_Request_
Answer with one number: the count of lines in the listing below that hold the word "matplotlib".

_Given records_
begin

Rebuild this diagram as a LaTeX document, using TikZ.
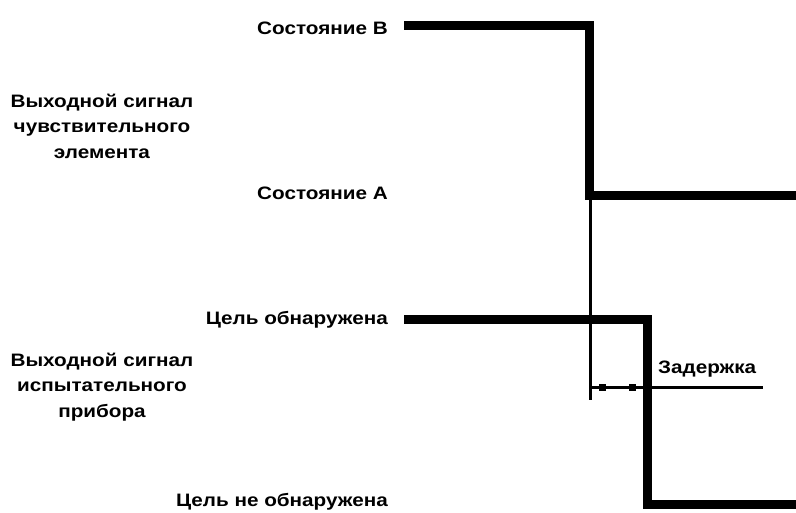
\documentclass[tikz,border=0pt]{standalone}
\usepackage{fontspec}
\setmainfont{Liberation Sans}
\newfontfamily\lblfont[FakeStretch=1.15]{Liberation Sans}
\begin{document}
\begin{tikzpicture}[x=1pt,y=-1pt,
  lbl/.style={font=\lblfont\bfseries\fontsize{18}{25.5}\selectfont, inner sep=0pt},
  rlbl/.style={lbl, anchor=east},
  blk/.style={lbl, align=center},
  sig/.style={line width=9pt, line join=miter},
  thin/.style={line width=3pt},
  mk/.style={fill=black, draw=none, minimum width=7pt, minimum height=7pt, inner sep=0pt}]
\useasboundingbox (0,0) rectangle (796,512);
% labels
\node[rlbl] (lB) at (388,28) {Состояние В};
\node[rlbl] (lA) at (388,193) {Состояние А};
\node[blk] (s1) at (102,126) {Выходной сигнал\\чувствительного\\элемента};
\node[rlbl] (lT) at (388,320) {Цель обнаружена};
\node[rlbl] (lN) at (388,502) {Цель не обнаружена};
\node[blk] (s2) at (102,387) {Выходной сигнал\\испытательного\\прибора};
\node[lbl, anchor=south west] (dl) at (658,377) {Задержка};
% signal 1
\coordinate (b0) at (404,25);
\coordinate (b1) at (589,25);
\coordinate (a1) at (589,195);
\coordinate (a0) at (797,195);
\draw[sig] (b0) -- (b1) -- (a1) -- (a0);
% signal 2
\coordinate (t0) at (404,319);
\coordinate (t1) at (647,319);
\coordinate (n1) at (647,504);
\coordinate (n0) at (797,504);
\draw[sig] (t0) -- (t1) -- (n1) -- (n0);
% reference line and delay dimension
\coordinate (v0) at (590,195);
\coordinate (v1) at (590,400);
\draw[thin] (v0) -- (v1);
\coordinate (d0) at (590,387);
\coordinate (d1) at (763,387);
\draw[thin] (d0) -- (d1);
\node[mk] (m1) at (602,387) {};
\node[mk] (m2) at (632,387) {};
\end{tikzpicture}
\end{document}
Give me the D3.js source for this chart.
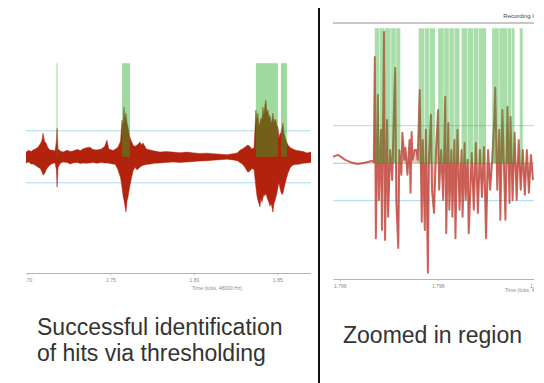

end
begin

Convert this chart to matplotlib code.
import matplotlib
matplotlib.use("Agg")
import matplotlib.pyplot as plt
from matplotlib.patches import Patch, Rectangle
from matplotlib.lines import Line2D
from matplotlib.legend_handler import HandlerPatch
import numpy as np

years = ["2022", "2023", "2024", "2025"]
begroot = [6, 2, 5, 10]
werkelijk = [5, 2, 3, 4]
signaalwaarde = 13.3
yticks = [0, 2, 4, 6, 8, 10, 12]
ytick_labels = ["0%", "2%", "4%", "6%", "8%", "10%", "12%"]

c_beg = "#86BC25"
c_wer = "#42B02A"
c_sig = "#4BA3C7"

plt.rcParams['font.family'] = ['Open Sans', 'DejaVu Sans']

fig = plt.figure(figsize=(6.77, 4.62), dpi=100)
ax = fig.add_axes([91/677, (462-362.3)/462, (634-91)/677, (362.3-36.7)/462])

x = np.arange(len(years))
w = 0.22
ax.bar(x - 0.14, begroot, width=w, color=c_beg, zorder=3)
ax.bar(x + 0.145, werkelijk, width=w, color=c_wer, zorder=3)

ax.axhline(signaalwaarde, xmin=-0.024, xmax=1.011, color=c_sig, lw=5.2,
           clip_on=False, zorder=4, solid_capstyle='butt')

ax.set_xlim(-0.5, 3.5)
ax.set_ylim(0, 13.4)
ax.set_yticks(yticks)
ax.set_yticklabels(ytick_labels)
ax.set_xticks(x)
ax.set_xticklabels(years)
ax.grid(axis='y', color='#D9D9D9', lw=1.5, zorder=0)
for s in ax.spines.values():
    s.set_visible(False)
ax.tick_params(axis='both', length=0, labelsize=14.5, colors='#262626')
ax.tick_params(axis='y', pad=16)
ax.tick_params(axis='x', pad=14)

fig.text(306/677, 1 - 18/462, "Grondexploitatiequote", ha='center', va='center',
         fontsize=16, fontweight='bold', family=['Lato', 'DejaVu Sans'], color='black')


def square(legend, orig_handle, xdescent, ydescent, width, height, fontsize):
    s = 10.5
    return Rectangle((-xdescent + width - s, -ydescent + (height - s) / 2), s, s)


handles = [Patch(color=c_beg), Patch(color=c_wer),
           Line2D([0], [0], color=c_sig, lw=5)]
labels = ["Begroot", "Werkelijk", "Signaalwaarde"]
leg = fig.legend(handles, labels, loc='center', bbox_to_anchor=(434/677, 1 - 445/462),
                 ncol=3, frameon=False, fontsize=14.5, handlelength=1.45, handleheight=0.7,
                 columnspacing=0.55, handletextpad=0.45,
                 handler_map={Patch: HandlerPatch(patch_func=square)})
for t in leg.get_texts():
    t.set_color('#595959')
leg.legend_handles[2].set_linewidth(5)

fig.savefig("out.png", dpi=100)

end

_Answer to this problem_
7